The space data center’s staff includes Daniela Melchior (The Suicide Squad‘s Ratcatcher II), Gunn’s wife Jennifer Holland (The Peacemaker‘s Agent Harcourt), and TV’s Nathan Fillion, who’s been ride-or-die with Gunn since Slither and whose space security chief gets far more screen time here than TDK did in The Suicide Squad. Other newcomers to the Galaxy include Dee Bradley Baker (voice of nearly every animated Clonetrooper from The Clone Wars to The Bad Batch) as a hairy alien housepet who at some point is named Blurp and likely to be heavily merchandised soon; Miriam Shor (Younger) and Nico Santos (Superstore) as Recorders, an android race I’m familiar with from Bob Layton’s Hercules stories; and Adelynn Spoon (Sister Night’s li’l daughter in HBO’s Watchmen) as one of several child prisoners.
How about those end credits? To answer the burning question that MCC is always happy to verify: yes, there are indeed scenes during and after the Guardians of the Galaxy Vol. 3 end credits. For those who tuned out prematurely and really want to know, and didn’t already click elsewhere…
[…insert space for courtesy spoiler alert in case anyone needs to abandon ship…]

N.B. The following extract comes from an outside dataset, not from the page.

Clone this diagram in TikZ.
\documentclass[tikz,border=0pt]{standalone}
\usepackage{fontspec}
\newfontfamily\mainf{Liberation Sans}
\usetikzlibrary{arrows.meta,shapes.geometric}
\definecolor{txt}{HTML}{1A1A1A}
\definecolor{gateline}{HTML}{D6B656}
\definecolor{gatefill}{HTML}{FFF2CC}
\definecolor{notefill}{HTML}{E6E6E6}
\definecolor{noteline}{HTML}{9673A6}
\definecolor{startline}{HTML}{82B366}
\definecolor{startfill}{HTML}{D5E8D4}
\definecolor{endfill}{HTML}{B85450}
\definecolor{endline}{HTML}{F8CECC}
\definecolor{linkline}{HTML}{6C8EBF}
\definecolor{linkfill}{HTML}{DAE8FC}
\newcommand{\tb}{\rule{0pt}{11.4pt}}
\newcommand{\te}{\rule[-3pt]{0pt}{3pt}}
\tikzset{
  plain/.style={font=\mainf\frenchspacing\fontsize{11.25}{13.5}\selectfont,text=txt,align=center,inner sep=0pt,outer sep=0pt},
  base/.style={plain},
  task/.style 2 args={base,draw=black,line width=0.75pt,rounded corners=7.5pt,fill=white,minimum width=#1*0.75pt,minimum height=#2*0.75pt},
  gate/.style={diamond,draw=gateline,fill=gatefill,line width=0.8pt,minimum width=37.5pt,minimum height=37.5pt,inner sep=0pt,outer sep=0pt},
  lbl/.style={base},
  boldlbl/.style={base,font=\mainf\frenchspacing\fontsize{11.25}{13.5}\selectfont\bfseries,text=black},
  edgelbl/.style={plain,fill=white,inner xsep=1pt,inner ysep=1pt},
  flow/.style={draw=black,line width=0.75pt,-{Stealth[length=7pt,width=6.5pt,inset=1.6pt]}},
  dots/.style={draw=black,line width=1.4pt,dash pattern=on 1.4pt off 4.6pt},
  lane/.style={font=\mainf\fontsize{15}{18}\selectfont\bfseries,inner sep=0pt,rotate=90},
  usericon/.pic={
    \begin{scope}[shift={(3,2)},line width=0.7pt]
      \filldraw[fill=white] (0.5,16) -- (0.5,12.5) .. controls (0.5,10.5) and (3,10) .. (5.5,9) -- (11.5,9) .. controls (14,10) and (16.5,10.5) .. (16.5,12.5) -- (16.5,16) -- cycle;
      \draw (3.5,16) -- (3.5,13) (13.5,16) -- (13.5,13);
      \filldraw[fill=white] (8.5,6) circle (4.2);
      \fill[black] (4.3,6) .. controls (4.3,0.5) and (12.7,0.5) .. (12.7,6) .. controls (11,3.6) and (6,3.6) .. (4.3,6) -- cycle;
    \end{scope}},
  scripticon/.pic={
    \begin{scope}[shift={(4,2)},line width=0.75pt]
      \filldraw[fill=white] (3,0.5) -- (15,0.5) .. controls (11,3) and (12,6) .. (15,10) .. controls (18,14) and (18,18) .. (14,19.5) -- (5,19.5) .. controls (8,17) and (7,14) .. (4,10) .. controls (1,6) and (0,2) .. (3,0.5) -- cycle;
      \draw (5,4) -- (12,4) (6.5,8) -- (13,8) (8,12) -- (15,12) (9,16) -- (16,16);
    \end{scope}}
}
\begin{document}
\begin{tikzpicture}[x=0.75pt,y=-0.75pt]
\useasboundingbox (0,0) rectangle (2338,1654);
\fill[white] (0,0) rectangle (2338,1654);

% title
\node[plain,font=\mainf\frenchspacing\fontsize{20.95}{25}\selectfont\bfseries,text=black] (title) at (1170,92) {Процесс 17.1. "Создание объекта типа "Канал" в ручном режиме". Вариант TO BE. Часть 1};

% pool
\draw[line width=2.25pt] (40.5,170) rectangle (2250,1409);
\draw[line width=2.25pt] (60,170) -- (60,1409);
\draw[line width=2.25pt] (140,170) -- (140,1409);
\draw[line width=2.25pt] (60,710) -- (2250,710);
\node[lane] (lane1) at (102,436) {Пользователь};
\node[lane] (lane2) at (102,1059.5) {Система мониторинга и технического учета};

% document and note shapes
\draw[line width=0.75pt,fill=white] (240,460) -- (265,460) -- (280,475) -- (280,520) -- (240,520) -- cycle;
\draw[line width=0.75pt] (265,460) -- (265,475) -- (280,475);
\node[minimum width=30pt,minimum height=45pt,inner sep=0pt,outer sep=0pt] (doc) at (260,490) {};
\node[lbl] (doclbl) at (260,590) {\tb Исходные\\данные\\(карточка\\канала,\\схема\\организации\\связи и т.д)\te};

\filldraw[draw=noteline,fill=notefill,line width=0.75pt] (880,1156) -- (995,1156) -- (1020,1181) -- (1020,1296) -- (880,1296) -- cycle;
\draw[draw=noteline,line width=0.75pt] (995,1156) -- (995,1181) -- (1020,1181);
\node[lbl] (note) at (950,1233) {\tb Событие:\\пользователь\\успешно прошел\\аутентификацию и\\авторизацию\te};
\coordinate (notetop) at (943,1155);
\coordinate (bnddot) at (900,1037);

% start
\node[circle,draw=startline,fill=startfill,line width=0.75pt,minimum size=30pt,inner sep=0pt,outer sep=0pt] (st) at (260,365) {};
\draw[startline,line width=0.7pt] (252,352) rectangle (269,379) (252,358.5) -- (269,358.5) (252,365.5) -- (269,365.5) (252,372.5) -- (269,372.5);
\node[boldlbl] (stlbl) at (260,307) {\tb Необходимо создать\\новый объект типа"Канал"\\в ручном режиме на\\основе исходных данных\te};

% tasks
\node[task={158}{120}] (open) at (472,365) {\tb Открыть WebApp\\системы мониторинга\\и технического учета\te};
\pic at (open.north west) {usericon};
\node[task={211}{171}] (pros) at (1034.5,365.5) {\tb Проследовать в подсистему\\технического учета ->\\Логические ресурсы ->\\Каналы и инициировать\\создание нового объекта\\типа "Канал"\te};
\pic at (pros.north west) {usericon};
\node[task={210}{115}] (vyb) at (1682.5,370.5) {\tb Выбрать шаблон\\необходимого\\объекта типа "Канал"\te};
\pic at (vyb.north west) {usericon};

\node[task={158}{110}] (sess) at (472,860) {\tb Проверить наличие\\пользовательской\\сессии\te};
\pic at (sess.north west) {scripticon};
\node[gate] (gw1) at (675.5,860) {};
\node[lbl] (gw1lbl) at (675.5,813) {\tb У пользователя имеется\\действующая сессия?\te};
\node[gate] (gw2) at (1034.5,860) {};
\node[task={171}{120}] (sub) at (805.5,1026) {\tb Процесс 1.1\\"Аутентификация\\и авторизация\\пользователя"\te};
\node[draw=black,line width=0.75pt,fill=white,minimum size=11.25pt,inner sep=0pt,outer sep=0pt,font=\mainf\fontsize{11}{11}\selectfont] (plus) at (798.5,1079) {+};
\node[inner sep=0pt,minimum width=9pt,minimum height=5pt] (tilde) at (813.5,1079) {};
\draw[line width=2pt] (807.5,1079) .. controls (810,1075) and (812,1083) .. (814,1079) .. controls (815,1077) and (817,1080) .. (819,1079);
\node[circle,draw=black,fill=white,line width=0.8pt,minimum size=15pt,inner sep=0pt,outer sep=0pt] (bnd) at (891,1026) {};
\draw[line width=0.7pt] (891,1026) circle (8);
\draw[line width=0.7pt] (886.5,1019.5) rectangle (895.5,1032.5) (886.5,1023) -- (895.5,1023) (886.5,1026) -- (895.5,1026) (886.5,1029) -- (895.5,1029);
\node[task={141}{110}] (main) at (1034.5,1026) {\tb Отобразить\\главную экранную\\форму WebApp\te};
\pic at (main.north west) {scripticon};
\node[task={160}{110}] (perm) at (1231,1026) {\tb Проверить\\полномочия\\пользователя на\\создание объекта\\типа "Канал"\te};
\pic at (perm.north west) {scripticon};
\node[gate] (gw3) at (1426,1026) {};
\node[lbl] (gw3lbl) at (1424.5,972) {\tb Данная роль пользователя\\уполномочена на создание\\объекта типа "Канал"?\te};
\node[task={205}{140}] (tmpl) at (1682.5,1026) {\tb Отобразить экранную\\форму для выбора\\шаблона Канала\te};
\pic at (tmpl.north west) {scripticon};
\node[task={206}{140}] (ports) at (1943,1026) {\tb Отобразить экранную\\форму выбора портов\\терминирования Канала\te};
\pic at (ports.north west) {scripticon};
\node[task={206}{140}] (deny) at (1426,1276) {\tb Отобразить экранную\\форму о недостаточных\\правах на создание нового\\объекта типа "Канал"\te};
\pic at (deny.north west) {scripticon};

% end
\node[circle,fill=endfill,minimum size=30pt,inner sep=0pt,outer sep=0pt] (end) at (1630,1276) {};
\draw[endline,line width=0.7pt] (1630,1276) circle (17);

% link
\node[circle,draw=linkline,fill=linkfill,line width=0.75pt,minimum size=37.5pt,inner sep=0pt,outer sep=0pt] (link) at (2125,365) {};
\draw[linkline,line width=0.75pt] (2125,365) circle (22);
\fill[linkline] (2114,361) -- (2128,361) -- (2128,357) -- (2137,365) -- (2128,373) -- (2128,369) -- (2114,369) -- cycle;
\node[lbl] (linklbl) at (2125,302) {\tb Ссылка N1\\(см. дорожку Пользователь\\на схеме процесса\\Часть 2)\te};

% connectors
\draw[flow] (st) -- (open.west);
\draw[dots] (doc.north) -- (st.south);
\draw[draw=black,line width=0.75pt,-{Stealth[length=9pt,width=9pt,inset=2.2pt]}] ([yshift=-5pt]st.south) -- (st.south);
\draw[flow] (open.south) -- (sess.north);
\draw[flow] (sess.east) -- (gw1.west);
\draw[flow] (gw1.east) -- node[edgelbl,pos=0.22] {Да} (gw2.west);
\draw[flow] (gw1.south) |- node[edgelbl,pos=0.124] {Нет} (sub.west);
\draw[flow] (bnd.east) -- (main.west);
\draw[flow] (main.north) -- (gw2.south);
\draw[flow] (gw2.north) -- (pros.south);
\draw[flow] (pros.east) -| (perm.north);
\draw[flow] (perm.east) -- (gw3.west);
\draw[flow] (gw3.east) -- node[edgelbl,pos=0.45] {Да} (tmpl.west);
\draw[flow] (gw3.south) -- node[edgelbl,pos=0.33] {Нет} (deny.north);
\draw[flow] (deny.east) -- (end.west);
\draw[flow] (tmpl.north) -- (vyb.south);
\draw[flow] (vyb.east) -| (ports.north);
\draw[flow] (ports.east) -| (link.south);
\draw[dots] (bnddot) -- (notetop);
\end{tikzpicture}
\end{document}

…during the end credits: the slightly rechristened Rocket Raccoon and his all-new Guardians of the Galaxy prepare to defend a village from an alien deer stampede. New Guardians role call: Rocket! Kraglin! Cosmo! Blurp! The reformed Adam Warlock! Groot with a slightly more Kirby-esque stature! And the kid who led all the other kids to safety from the High Evolutionary’s ship, whose name was apparently Phyla (played by Kai Zen from Disney Junior’s Eureka!)! Do these Guardians have a higher or lower chance of headlining any more films than Thor and his newly adopted daughter Love do? Don’t ask James Gunn, because they’re not his toys anymore!
After the end credits: Star-Lord shares breakfast with Grandpa, who’s reading a newspaper with a top story about Kevin Bacon’s alien abduction. And…that’s it, that’s the whole scene, much like the quiet shawarma dinner at the end of the first Avengers.
And we end with one final message to the viewer in towering letters, not the modestly sized James Bond font: “THE LEGENDARY STAR-LORD WILL RETURN.”
Granted, this film went a long way toward redeeming him, but are we too late to vote for Rocket instead?